┌──
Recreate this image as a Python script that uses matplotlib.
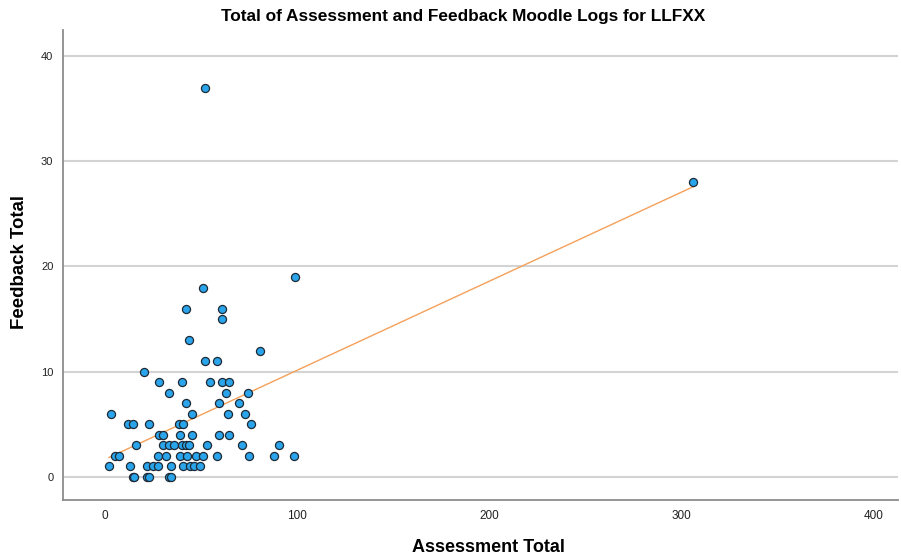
import numpy as np
import matplotlib
matplotlib.use("Agg")
from matplotlib import pyplot as plt

plt.rcParams['font.family'] = ['Liberation Sans', 'DejaVu Sans']

title = 'Total of Assessment and Feedback Moodle Logs for LLFXX'
x_label = 'Assessment Total'
y_label = 'Feedback Total'

# assessment totals (x) and feedback totals (y)
assessment = [
    14.5, 15, 22, 23, 33, 34,
    2, 13, 22, 25, 27.5, 34, 40.5, 44, 46, 49.5,
    5, 7, 27.5, 31.5, 39, 42.5, 47, 51, 58, 75, 88, 98,
    16, 30, 33, 36, 40, 42, 43.5, 53, 71, 90.5,
    28, 30, 39, 45, 59, 64.5,
    12, 14.5, 23, 38.5, 40.5, 76,
    3, 45, 64, 73,
    42, 59, 69.5,
    33, 63, 74.5,
    28, 40, 54.5, 61, 64.5,
    20, 52, 58, 80.5, 43.5, 61, 42, 61, 51, 98.5, 306, 52,
]
feedback = [
    0, 0, 0, 0, 0, 0,
    1, 1, 1, 1, 1, 1, 1, 1, 1, 1,
    2, 2, 2, 2, 2, 2, 2, 2, 2, 2, 2, 2,
    3, 3, 3, 3, 3, 3, 3, 3, 3, 3,
    4, 4, 4, 4, 4, 4,
    5, 5, 5, 5, 5, 5,
    6, 6, 6, 6,
    7, 7, 7,
    8, 8, 8,
    9, 9, 9, 9, 9,
    10, 11, 11, 12, 13, 15, 16, 16, 18, 19, 28, 37,
]

x_ticks = [0, 100, 200, 300, 400]
y_ticks = [0, 10, 20, 30, 40]

W, H = 901, 558
fig = plt.figure(figsize=(W / 100, H / 100), dpi=100)
ax = fig.add_axes([0.070, 0.104, 0.927, 0.842])

for t in y_ticks:
    ax.axhline(t, color='#d3d3d3', lw=1.5, zorder=0)

# linear fit line over the range of the data
x = np.array(assessment)
y = np.array(feedback)
slope, icpt = np.polyfit(x, y, 1)
xs = np.array([x.min(), x.max()])
ax.plot(xs, slope * xs + icpt, color='#f5a05a', lw=1, zorder=2)

ax.scatter(x, y, s=34, c='#2aa4ea', edgecolors='#1e2a36', linewidths=0.9, zorder=3)

ax.set_xlim(-21.9, 412.6)
ax.set_ylim(-2.18, 42.45)
ax.set_xticks(x_ticks)
ax.set_yticks(y_ticks)
ax.tick_params(length=0, labelsize=8, colors='#222222', pad=7)
for lbl in ax.get_xticklabels():
    lbl.set_family(['Liberation Sans Narrow', 'Liberation Sans'])
    lbl.set_fontsize(8.5)

for side in ['top', 'right']:
    ax.spines[side].set_visible(False)
for side in ['left', 'bottom']:
    ax.spines[side].set_color('#8c8c8c')
    ax.spines[side].set_linewidth(1.3)

# titles placed in figure pixels
fig.text(463 / W, 1 - 16 / H, title, fontsize=12.4, fontweight='bold',
         ha='center', va='center')
fig.text(488 / W, 1 - 547 / H, x_label, fontsize=13, fontweight='bold',
         ha='center', va='center',
         family=['Liberation Sans Narrow', 'Liberation Sans'])
fig.text(20 / W, 1 - 262 / H, y_label, fontsize=13.4, fontweight='bold',
         ha='center', va='center', rotation=90)

fig.savefig('out.png', dpi=100)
└──
* _SET PROBLEM_
Your task is to reproduce exactly the lines from the start of the data above through the line containing "ax.axhline(t, color='#d3d3d3', lw=1.5, zorder=0)", leaving every picture out.

* _SOLUTION FOR THIS PROBLEM_
Recreate this image as a Python script that uses matplotlib.
import numpy as np
import matplotlib
matplotlib.use("Agg")
from matplotlib import pyplot as plt

plt.rcParams['font.family'] = ['Liberation Sans', 'DejaVu Sans']

title = 'Total of Assessment and Feedback Moodle Logs for LLFXX'
x_label = 'Assessment Total'
y_label = 'Feedback Total'

# assessment totals (x) and feedback totals (y)
assessment = [
    14.5, 15, 22, 23, 33, 34,
    2, 13, 22, 25, 27.5, 34, 40.5, 44, 46, 49.5,
    5, 7, 27.5, 31.5, 39, 42.5, 47, 51, 58, 75, 88, 98,
    16, 30, 33, 36, 40, 42, 43.5, 53, 71, 90.5,
    28, 30, 39, 45, 59, 64.5,
    12, 14.5, 23, 38.5, 40.5, 76,
    3, 45, 64, 73,
    42, 59, 69.5,
    33, 63, 74.5,
    28, 40, 54.5, 61, 64.5,
    20, 52, 58, 80.5, 43.5, 61, 42, 61, 51, 98.5, 306, 52,
]
feedback = [
    0, 0, 0, 0, 0, 0,
    1, 1, 1, 1, 1, 1, 1, 1, 1, 1,
    2, 2, 2, 2, 2, 2, 2, 2, 2, 2, 2, 2,
    3, 3, 3, 3, 3, 3, 3, 3, 3, 3,
    4, 4, 4, 4, 4, 4,
    5, 5, 5, 5, 5, 5,
    6, 6, 6, 6,
    7, 7, 7,
    8, 8, 8,
    9, 9, 9, 9, 9,
    10, 11, 11, 12, 13, 15, 16, 16, 18, 19, 28, 37,
]

x_ticks = [0, 100, 200, 300, 400]
y_ticks = [0, 10, 20, 30, 40]

W, H = 901, 558
fig = plt.figure(figsize=(W / 100, H / 100), dpi=100)
ax = fig.add_axes([0.070, 0.104, 0.927, 0.842])

for t in y_ticks:
    ax.axhline(t, color='#d3d3d3', lw=1.5, zorder=0)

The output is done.